Information supplied:
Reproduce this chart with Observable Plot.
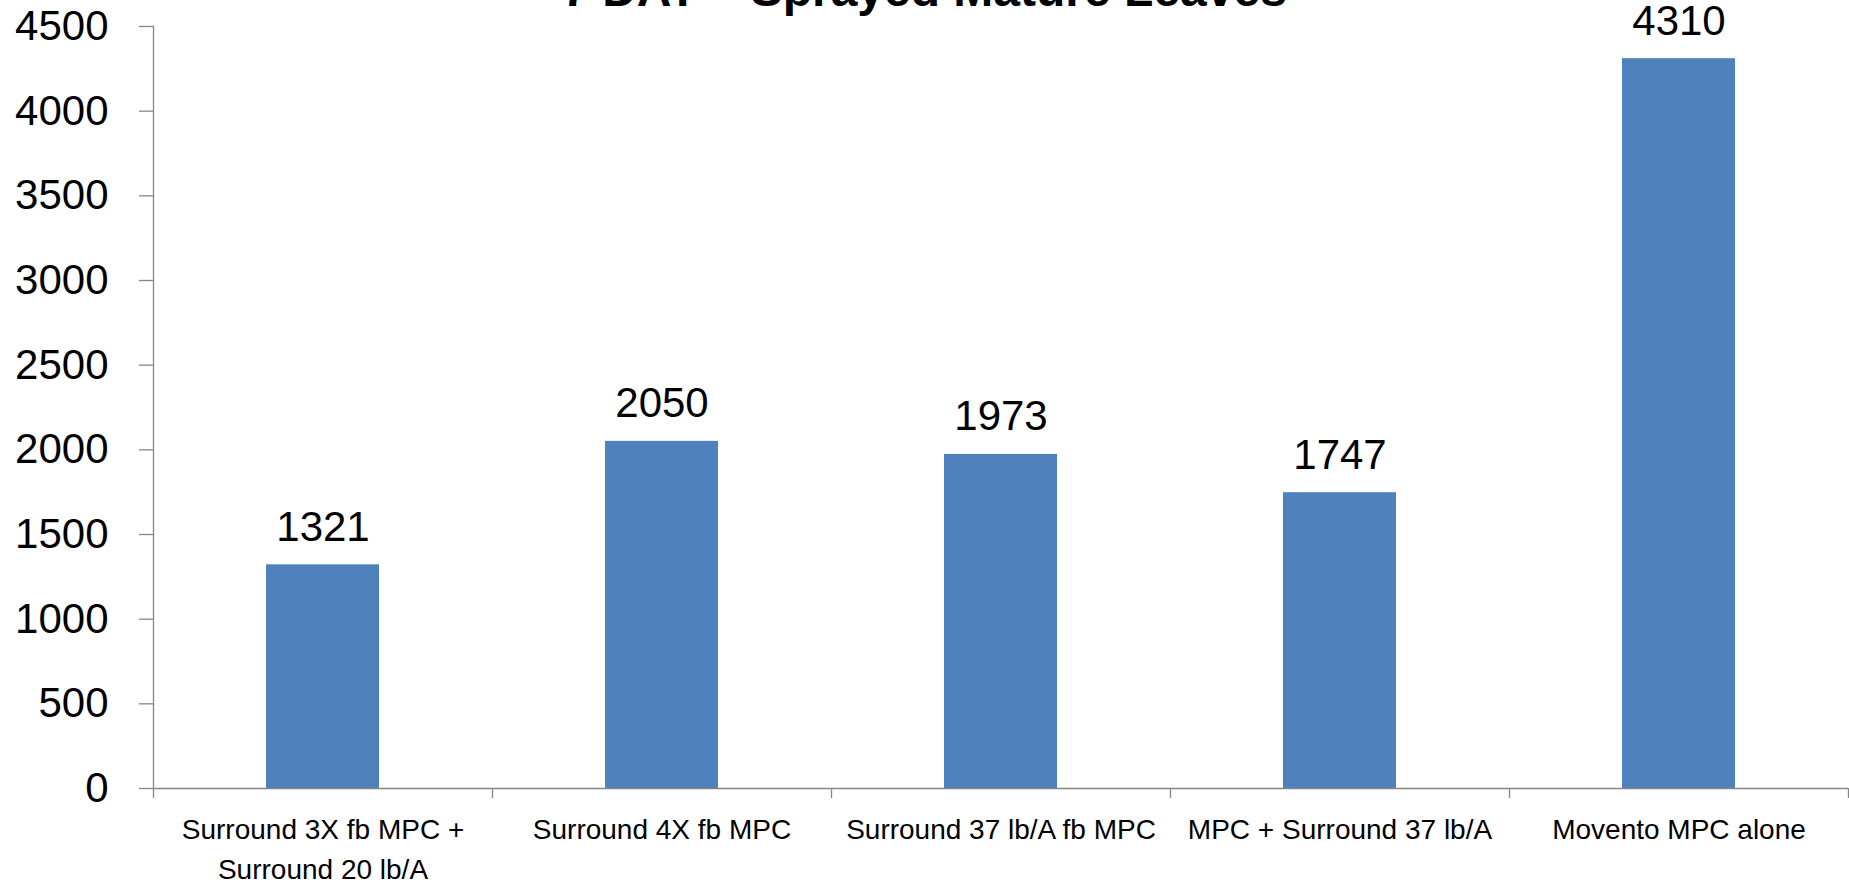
<!DOCTYPE html>
<html>
<head>
<meta charset="utf-8">
<script src="https://cdn.jsdelivr.net/npm/d3@7"></script>
<script src="https://cdn.jsdelivr.net/npm/@observablehq/plot@0.6"></script>
<style>
  html, body { margin: 0; padding: 0; background: #fff; overflow: hidden; }
  #wrap { position: relative; width: 1849px; height: 884px; }
  #title {
    position: absolute; left: 0; width: 1849px; top: -34px;
    text-align: center; font-family: "Liberation Sans", Arial, sans-serif;
    font-weight: bold; font-size: 48px; line-height: 48px; color: #000; z-index: 2;
    white-space: nowrap;
  }
  #chart { position: absolute; left: 0; top: 0; }
</style>
</head>
<body>
<div id="wrap">
  <div id="title">7 DAT – Sprayed Mature Leaves</div>
  <div id="chart"></div>
</div>
<script>
const categories = [
  "Surround 3X fb MPC +\nSurround 20 lb/A",
  "Surround 4X fb MPC",
  "Surround 37 lb/A fb MPC",
  "MPC + Surround 37 lb/A",
  "Movento MPC alone"
];
const values = [1321, 2050, 1973, 1747, 4310];
const yTicks = [0, 500, 1000, 1500, 2000, 2500, 3000, 3500, 4000, 4500];

const data = categories.map((c, i) => ({category: c, value: values[i]}));

const W = 1849, H = 884;
const mL = 153, mR = 1, mT = 26, mB = 96;
const step = (W - mL - mR) / categories.length;
const axisGray = "#868686";
const font = "Liberation Sans, Arial, sans-serif";

const chart = Plot.plot({
  width: W,
  height: H,
  marginLeft: mL,
  marginRight: mR,
  marginTop: mT,
  marginBottom: mB,
  style: {fontFamily: font, background: "#fff", overflow: "visible"},
  x: {domain: categories, paddingInner: 0.667, paddingOuter: 0.3335},
  y: {domain: [0, 4500]},
  marks: [
    Plot.barY(data, {x: "category", y: "value", fill: "#4F81BD"}),
    Plot.ruleY([0], {stroke: axisGray, strokeWidth: 1.3}),
    Plot.frame({anchor: "left", stroke: axisGray, strokeWidth: 1.3}),
    Plot.ruleX(categories, {x: d => d, y1: 0, y2: 0, dx: -step / 2, insetBottom: -10, stroke: axisGray, strokeWidth: 1.3}),
    Plot.ruleX(categories.slice(-1), {x: d => d, y1: 0, y2: 0, dx: step / 2, insetBottom: -10, stroke: axisGray, strokeWidth: 1.3}),
    Plot.axisY({
      ticks: yTicks, tickSize: 14, tickPadding: 31, fontSize: 42,
      stroke: axisGray, strokeWidth: 1.3, fill: "#000",
      tickFormat: d => String(d), label: null
    }),
    Plot.axisX({
      tickSize: 0, tickPadding: 22, fontSize: 28, lineHeight: 1.43,
      fill: "#000", label: null
    }),
    Plot.text(data, {
      x: "category", y: "value", text: d => String(d.value),
      fontSize: 42, fill: "#000", lineAnchor: "bottom", dy: -24
    })
  ]
});
document.getElementById("chart").appendChild(chart);
</script>
</body>
</html>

Stated problem: Give the data again exactly as written, with all pictures left out.

Exercise response:
Reproduce this chart with Observable Plot.
<!DOCTYPE html>
<html>
<head>
<meta charset="utf-8">
<script src="https://cdn.jsdelivr.net/npm/d3@7"></script>
<script src="https://cdn.jsdelivr.net/npm/@observablehq/plot@0.6"></script>
<style>
  html, body { margin: 0; padding: 0; background: #fff; overflow: hidden; }
  #wrap { position: relative; width: 1849px; height: 884px; }
  #title {
    position: absolute; left: 0; width: 1849px; top: -34px;
    text-align: center; font-family: "Liberation Sans", Arial, sans-serif;
    font-weight: bold; font-size: 48px; line-height: 48px; color: #000; z-index: 2;
    white-space: nowrap;
  }
  #chart { position: absolute; left: 0; top: 0; }
</style>
</head>
<body>
<div id="wrap">
  <div id="title">7 DAT – Sprayed Mature Leaves</div>
  <div id="chart"></div>
</div>
<script>
const categories = [
  "Surround 3X fb MPC +\nSurround 20 lb/A",
  "Surround 4X fb MPC",
  "Surround 37 lb/A fb MPC",
  "MPC + Surround 37 lb/A",
  "Movento MPC alone"
];
const values = [1321, 2050, 1973, 1747, 4310];
const yTicks = [0, 500, 1000, 1500, 2000, 2500, 3000, 3500, 4000, 4500];

const data = categories.map((c, i) => ({category: c, value: values[i]}));

const W = 1849, H = 884;
const mL = 153, mR = 1, mT = 26, mB = 96;
const step = (W - mL - mR) / categories.length;
const axisGray = "#868686";
const font = "Liberation Sans, Arial, sans-serif";

const chart = Plot.plot({
  width: W,
  height: H,
  marginLeft: mL,
  marginRight: mR,
  marginTop: mT,
  marginBottom: mB,
  style: {fontFamily: font, background: "#fff", overflow: "visible"},
  x: {domain: categories, paddingInner: 0.667, paddingOuter: 0.3335},
  y: {domain: [0, 4500]},
  marks: [
    Plot.barY(data, {x: "category", y: "value", fill: "#4F81BD"}),
    Plot.ruleY([0], {stroke: axisGray, strokeWidth: 1.3}),
    Plot.frame({anchor: "left", stroke: axisGray, strokeWidth: 1.3}),
    Plot.ruleX(categories, {x: d => d, y1: 0, y2: 0, dx: -step / 2, insetBottom: -10, stroke: axisGray, strokeWidth: 1.3}),
    Plot.ruleX(categories.slice(-1), {x: d => d, y1: 0, y2: 0, dx: step / 2, insetBottom: -10, stroke: axisGray, strokeWidth: 1.3}),
    Plot.axisY({
      ticks: yTicks, tickSize: 14, tickPadding: 31, fontSize: 42,
      stroke: axisGray, strokeWidth: 1.3, fill: "#000",
      tickFormat: d => String(d), label: null
    }),
    Plot.axisX({
      tickSize: 0, tickPadding: 22, fontSize: 28, lineHeight: 1.43,
      fill: "#000", label: null
    }),
    Plot.text(data, {
      x: "category", y: "value", text: d => String(d.value),
      fontSize: 42, fill: "#000", lineAnchor: "bottom", dy: -24
    })
  ]
});
document.getElementById("chart").appendChild(chart);
</script>
</body>
</html>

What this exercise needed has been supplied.